When Adam Lowry and Eric Ryan founded Method in 2001 they knew their new biodegradable natural cleaning supplies company needed to standout on the shelves to have any chance of success.
After all, Method was up against some of the biggest corporations in the world, including Unilever, Proctor and Gamble, and SC Johnson & Son.
“I started looking in the cleaning aisle of the grocery store. Everything was really boring. It was a sea of sameness,” explained Ryan.
And so the Method founders approached the renowned industrial designer Karim Rashid, who has built a stellar reputation by designing everything from perfumes and watches to tablewear and furniture. But never plastic cleaning bottles.
It proved to be an inspired move. Rashid designed a series of innovative bottles for Method that gave the fledgling brand a distinct personality and helped clearly differentiate it from its staid competitors.
“Why do we feel like we need to keep revisiting the archetype over and over and over again?” Rashid asked in the documentary Objectified.
“Digital cameras for example, in which their format, proportion, the fact that they’re horizontal rectangles, are modelled off the original silver film camera. So, in turn it’s the film that defines the shape of the camera. All of a sudden our digital cameras have no film. So why on earth do we have the same shape we have?”
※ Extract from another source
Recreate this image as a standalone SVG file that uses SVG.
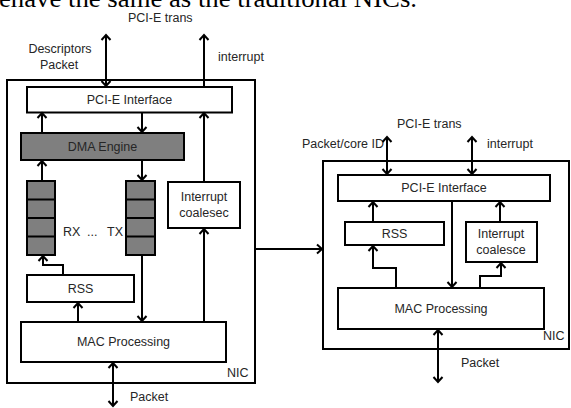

Rashid took the same approach at Method when his team designed the now famous teardrop shaped hand wash, an innovative washing-up liquid bottle that opened at the bottom, and what became a hugely popular line of surface sprays.
The strategy worked. Method grew into a multimillion pound business before being acquired by Ecover in 2012, which itself was then acquired by none other than SC Johnson & Son in 2017.
“Other companies are obsessed with maximising shelf presence and communicating so much on the fronts of their bottles,” explains Josh Handy, VP of Design at Method today.
“The reason why our bottles are so aesthetic is because we realise that it lives in your home for months. Why should it look like an advertisement?”